While common computer fonts may not provide both the eyelash and the simple reph/ rapahar or default to the simple raphar in QWERTY-keyboard based typing, a common instruction while writing by hand for the "ry" consonant cluster specifically was to use the simple raphar (common with Sanskrit) for Sanskrit-based loanwords (Tatsama) and those words from other languages which have a half-R in the nominative case (the Arabic "darya" or "dariya," meaning ocean, as shown above), while the eyelash reph (also known as the "in the stomach" form, akin to a dagger to the "belly" of the Y, in colloquial usage) was to be used with pluralizations and stem forms of R-ending words ("valleys" and "cook" in the above example).

== Printing ==
Before printing in Marathi was possible, the Modi script was used for writing prose, and balabodha was used for writing poetry. When printing in Marathi became possible, choosing between Modi and balabodha was a problem. William Carey published the first book on Marathi grammar in 1805 using balabodha since printing in the Modi script was not available to him in Serampore, Bengal. At the time, Marathi books were generally written in balabodha. However, subsequent editions of William Carey's book on Marathi grammar, starting in 1810, did employ the Modi script.

== As primary style ==
On 25 July 1917, the Bombay Presidency decided to replace the Modi script with balabodha as the primary script of administration, for convenience and uniformity with the other areas of the presidency. The Modi script continued to be taught in schools until several decades later and continued to be used as an alternate script to Balabodha. The script was still widely used, until the 1940s, by the people of older generations for personal and financial uses.

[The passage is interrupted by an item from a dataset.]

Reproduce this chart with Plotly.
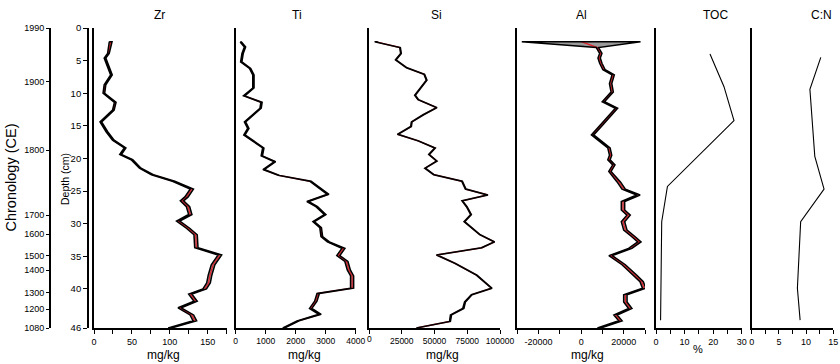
import plotly.graph_objects as go

W, H = 840, 364
TOP, BOT = 28, 328

# ---------------- data ----------------
chron_years = ["1990", "1900", "1800", "1700", "1600", "1500", "1400", "1300", "1200", "1080"]
chron_depths = [0, 8.23, 18.71, 28.68, 31.63, 34.9, 37.15, 40.58, 43.13, 46]
depth_ticks = [0, 5, 10, 15, 20, 25, 30, 35, 40, 46]
si_ticks = [0, 25000, 50000, 75000, 100000]
al_ticks = [-20000, 0, 20000]

zr_depth = [2.1, 3.9, 4.6, 7.2, 8.7, 10.0, 11.4, 12.6, 14.4, 15.9, 17.2, 18.4, 19.4, 20.2, 21.5, 22.5, 23.5,
            24.7, 25.9, 26.5, 27.4, 28.6, 29.6, 30.7, 31.7, 33.7, 34.8, 36.3, 37.9, 39.1, 40.0, 40.8, 41.9,
            42.9, 44.0, 44.9, 46.0]
zr_val = [22, 19, 14.5, 23, 14.5, 13, 28, 25.5, 9, 17, 25.5, 41, 35, 50, 61, 77, 105, 129, 122, 116, 124,
          127, 111, 124, 134, 135, 166, 157, 153, 151, 146, 127, 134, 113, 129, 133, 100]
zr_err = [1.8, 1.1, 1.1, 1.1, 1.1, 1.1, 1.1, 1.1, 1.1, 1.1, 1.1, 1.1, 1.1, 1.1, 1.1, 1.3, 1.6, 2.2, 2.2,
          2.2, 2.2, 2.2, 2.2, 2.2, 2.2, 2.2, 2.4, 2.4, 2.4, 2.4, 2.4, 2.2, 2.2, 2.2, 2.4, 2.4, 2.2]

ti_depth = [2.15, 2.9, 3.9, 5.2, 6.2, 7.2, 9.2, 10.4, 11.4, 12.3, 14.4, 15.4, 16.4, 18.4, 19.6, 20.5, 21.7,
            22.6, 23.5, 25.5, 26.6, 27.4, 28.6, 29.7, 30.6, 32.0, 32.8, 33.8, 34.9, 35.8, 37.1, 38.0, 39.9,
            40.7, 41.9, 43.0, 43.9, 44.9, 46.0]
ti_val = [170, 310, 230, 185, 480, 590, 590, 280, 860, 830, 310, 420, 290, 920, 870, 1310, 930, 1440, 2490,
          3080, 2400, 2700, 2980, 2600, 2830, 2870, 3090, 3590, 3420, 3690, 3770, 3880, 3880, 2750, 2670,
          2500, 2810, 2080, 1600]
ti_err = [22, 22, 22, 22, 22, 22, 22, 22, 22, 22, 22, 22, 22, 22, 22, 22, 22, 22, 25, 28, 28, 28, 28, 28,
          28, 28, 35, 52, 52, 52, 52, 52, 52, 40, 40, 40, 40, 35, 30]

si_depth = [2.1, 3.0, 3.9, 4.9, 6.1, 7.1, 8.0, 10.3, 11.0, 12.2, 13.3, 14.4, 15.1, 16.3, 17.3, 18.4, 19.4,
            20.4, 21.5, 22.5, 23.5, 24.7, 25.6, 26.5, 27.4, 28.6, 29.7, 31.7, 32.8, 33.7, 34.8, 36.1, 37.9,
            39.9, 40.9, 42.0, 43.0, 44.0, 45.0, 46.0]
si_val = [4600, 23700, 24400, 20400, 28800, 42200, 44000, 35100, 37600, 51700, 41500, 32600, 32100, 21900,
          37600, 50400, 45800, 51700, 42800, 49600, 71000, 73800, 90600, 71200, 74600, 77900, 72800, 84700,
          95700, 86000, 51700, 65700, 82200, 93700, 78400, 73300, 72000, 62600, 61800, 36400]
si_err = [250, 250, 250, 250, 250, 250, 250, 250, 250, 250, 250, 250, 250, 250, 250, 250, 250, 250, 250,
          250, 250, 250, 250, 250, 250, 250, 250, 250, 250, 250, 250, 250, 250, 250, 250, 350, 450, 450,
          350, 250]

al_depth = [2.1, 3.0, 3.9, 4.6, 5.4, 6.4, 7.2, 8.5, 9.8, 11.3, 12.3, 13.6, 14.9, 16.4, 17.2, 18.4, 19.5,
            20.2, 21.0, 22.0, 23.6, 24.7, 25.6, 26.6, 27.9, 28.7, 29.7, 31.0, 32.0, 32.8, 33.8, 34.9, 36.3,
            37.9, 38.9, 39.9, 40.9, 42.0, 43.0, 44.0, 44.9, 46.0]
al_val = [0, 7660, 9230, 8450, 9230, 10750, 15040, 13840, 14580, 10430, 16610, 13060, 9510, 5350, 8450,
          13060, 13840, 13060, 15370, 13520, 17670, 19980, 26900, 19660, 19660, 22290, 19660, 20770, 24600,
          27360, 23070, 13840, 19980, 25380, 28430, 29600, 20770, 20770, 23070, 16150, 18460, 8450]
al_err = [27900, 550, 550, 550, 550, 550, 550, 550, 550, 550, 550, 550, 550, 550, 550, 550, 550, 550, 550,
          550, 800, 800, 800, 800, 800, 800, 800, 800, 800, 800, 800, 800, 800, 800, 800, 800, 800, 800,
          800, 800, 800, 800]

toc_depth = [4.0, 9.0, 14.2, 24.3, 29.7, 44.8]
toc_val = [18.9, 23.8, 27.3, 4.0, 2.0, 1.6]

cn_depth = [4.5, 9.4, 19.7, 24.7, 29.7, 39.9, 44.8]
cn_val = [12.7, 10.7, 11.6, 13.3, 9.0, 8.4, 8.9]

# ---------------- style ----------------
FONT = "Liberation Sans, Arial, sans-serif"
RED = "#e3222b"
GRAY = "#9b9b9b"
BLACK = "black"


def px(x):
    return x / W


YDOM = [1 - BOT / H, 1 - TOP / H]

fig = go.Figure()

panels = [
    dict(k=1, dom=(94, 226.7), rng=[0, 175], dtick=50, minor=25, fs=9, title="Zr", tx=159.5, unit="mg/kg", ux=163),
    dict(k=2, dom=(235.7, 355.7), rng=[0, 4000], dtick=1000, minor=None, fs=8.5, title="Ti", tx=296.7, unit="mg/kg", ux=304),
    dict(k=3, dom=(369, 500), rng=[0, 100000], dtick=25000, minor=None, fs=8.5, title="Si", tx=436.7, unit="mg/kg", ux=442),
    dict(k=4, dom=(517.3, 645), rng=[-30000, 30000], dtick=20000, minor=10000, fs=9, title="Al", tx=581.7, unit="mg/kg", ux=587),
    dict(k=5, dom=(656, 741.7), rng=[0, 30], dtick=10, minor=5, fs=9, title="TOC", tx=715, unit="%", ux=698),
    dict(k=6, dom=(751.7, 833.3), rng=[0, 15], dtick=5, minor=2.5, fs=9, title="C:N", tx=821.7, unit=None, ux=None),
]

layout_axes = {}
annotations = []
for p in panels:
    k = p["k"]
    xname = "xaxis" if k == 1 else f"xaxis{k}"
    yk = k + 2
    xa = dict(
        domain=[px(p["dom"][0]), px(p["dom"][1])], range=p["rng"], anchor=f"y{yk}",
        showline=True, linecolor=BLACK, linewidth=1.8, showgrid=False, zeroline=False,
        ticks="outside", ticklen=4, tickwidth=1.3, tickcolor=BLACK, dtick=p["dtick"], tick0=0,
        tickfont=dict(family=FONT, size=p["fs"], color=BLACK), tickformat="d",
        automargin=False, ticklabeloverflow="allow",
    )
    if k == 3:
        # the first label is added as an annotation below (plotly hides it at the panel edge)
        xa.update(tickmode="array", tickvals=si_ticks,
                  ticktext=[""] + [str(t) for t in si_ticks[1:]])
    if k == 4:
        xa.update(tickmode="array", tickvals=al_ticks, ticktext=[str(t) for t in al_ticks])
    if p["minor"]:
        xa["minor"] = dict(dtick=p["minor"], tick0=0, ticks="outside", ticklen=4, tickwidth=1.3, tickcolor=BLACK)
    layout_axes[xname] = xa
    layout_axes[f"yaxis{yk}"] = dict(
        domain=YDOM, range=[46, 0], anchor="x" if k == 1 else f"x{k}",
        showline=True, linecolor=BLACK, linewidth=1.8, showgrid=False, zeroline=False,
        ticks="", showticklabels=False, automargin=False,
    )
    annotations.append(dict(text=p["title"], x=px(p["tx"]), y=1 - 15 / H, xref="paper", yref="paper",
                            showarrow=False, font=dict(family=FONT, size=12, color=BLACK),
                            xanchor="center", yanchor="middle"))
    if p["unit"]:
        uy = 355 if p["unit"] == "mg/kg" else 349
        annotations.append(dict(text=p["unit"], x=px(p["ux"]), y=1 - uy / H, xref="paper", yref="paper",
                                showarrow=False,
                                font=dict(family=FONT, size=12 if p["unit"] == "mg/kg" else 11, color=BLACK),
                                xanchor="center", yanchor="middle"))

# Si "0" tick label placed at the Si axis origin
annotations.append(dict(text=str(si_ticks[0]), x=si_ticks[0], xref="x3", y=1 - 339 / H, yref="paper",
                        showarrow=False, font=dict(family=FONT, size=8.5, color=BLACK),
                        xanchor="center", yanchor="middle"))

layout_axes["yaxis"] = dict(
    domain=YDOM, range=[46, 0], anchor="free", position=px(88), side="left",
    showline=True, linecolor=BLACK, linewidth=1.8, showgrid=False, zeroline=False,
    ticks="outside", ticklen=4, tickwidth=1.3, tickcolor=BLACK,
    tickmode="array", tickvals=depth_ticks, ticktext=[str(t) for t in depth_ticks],
    tickfont=dict(family=FONT, size=9.5, color=BLACK), automargin=False,
)
layout_axes["yaxis2"] = dict(
    range=[46, 0], anchor="free", position=px(50), side="left", overlaying="y",
    showline=True, linecolor=BLACK, linewidth=1.8, showgrid=False, zeroline=False,
    ticks="outside", ticklen=3, tickwidth=1.3, tickcolor=BLACK,
    tickmode="array", tickvals=chron_depths, ticktext=chron_years,
    tickfont=dict(family=FONT, size=9, color=BLACK), automargin=False,
)

annotations.append(dict(text="Chronology (CE)", x=px(10.5), y=1 - 178 / H, xref="paper", yref="paper",
                        showarrow=False, textangle=-90, font=dict(family=FONT, size=14.5, color=BLACK),
                        xanchor="center", yanchor="middle"))
annotations.append(dict(text="Depth (cm)", x=px(65), y=1 - 179 / H, xref="paper", yref="paper",
                        showarrow=False, textangle=-90, font=dict(family=FONT, size=10.5, color=BLACK),
                        xanchor="center", yanchor="middle"))

fig.add_trace(go.Scatter(x=[None], y=[None], xaxis="x", yaxis="y", showlegend=False, hoverinfo="skip"))
fig.add_trace(go.Scatter(x=[None], y=[None], xaxis="x", yaxis="y2", showlegend=False, hoverinfo="skip"))


def add_band(k, depth, val, err):
    xa = "x" if k == 1 else f"x{k}"
    ya = f"y{k + 2}"
    lower = [v - e for v, e in zip(val, err)]
    upper = [v + e for v, e in zip(val, err)]
    bx = lower + upper[::-1] + [lower[0]]
    by = depth + depth[::-1] + [depth[0]]
    fig.add_trace(go.Scatter(x=bx, y=by, xaxis=xa, yaxis=ya, fill="toself", fillcolor=GRAY, mode="none",
                             showlegend=False, hoverinfo="skip"))
    fig.add_trace(go.Scatter(x=val, y=depth, xaxis=xa, yaxis=ya, mode="lines",
                             line=dict(color=RED, width=1.3), showlegend=False))
    fig.add_trace(go.Scatter(x=bx, y=by, xaxis=xa, yaxis=ya, mode="lines",
                             line=dict(color=BLACK, width=1.5), showlegend=False, hoverinfo="skip"))


add_band(1, zr_depth, zr_val, zr_err)
add_band(2, ti_depth, ti_val, ti_err)
add_band(3, si_depth, si_val, si_err)
add_band(4, al_depth, al_val, al_err)

fig.add_trace(go.Scatter(x=toc_val, y=toc_depth, xaxis="x5", yaxis="y7", mode="lines",
                         line=dict(color=BLACK, width=1.1), showlegend=False))
fig.add_trace(go.Scatter(x=cn_val, y=cn_depth, xaxis="x6", yaxis="y8", mode="lines",
                         line=dict(color=BLACK, width=1.1), showlegend=False))

fig.update_layout(
    width=W, height=H, margin=dict(l=0, r=0, t=0, b=0, autoexpand=False),
    paper_bgcolor="white", plot_bgcolor="white",
    showlegend=False, annotations=annotations,
    font=dict(family=FONT, color=BLACK),
    **layout_axes,
)

fig.write_html(
    "out.html",
    config={"displayModeBar": False},
    post_script="document.body.style.margin='0';document.body.style.overflow='hidden';",
)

However, the use of Modi diminished since then and now Balabodha is the primary script used to write Marathi.

== Korku language ==

In addition to Marathi, balabodha is also used to write the Korku language of the Munda subdivision Austroasiatic language family, which is spoken by the Korku people who live in parts of Maharashtra and Madhya Pradesh.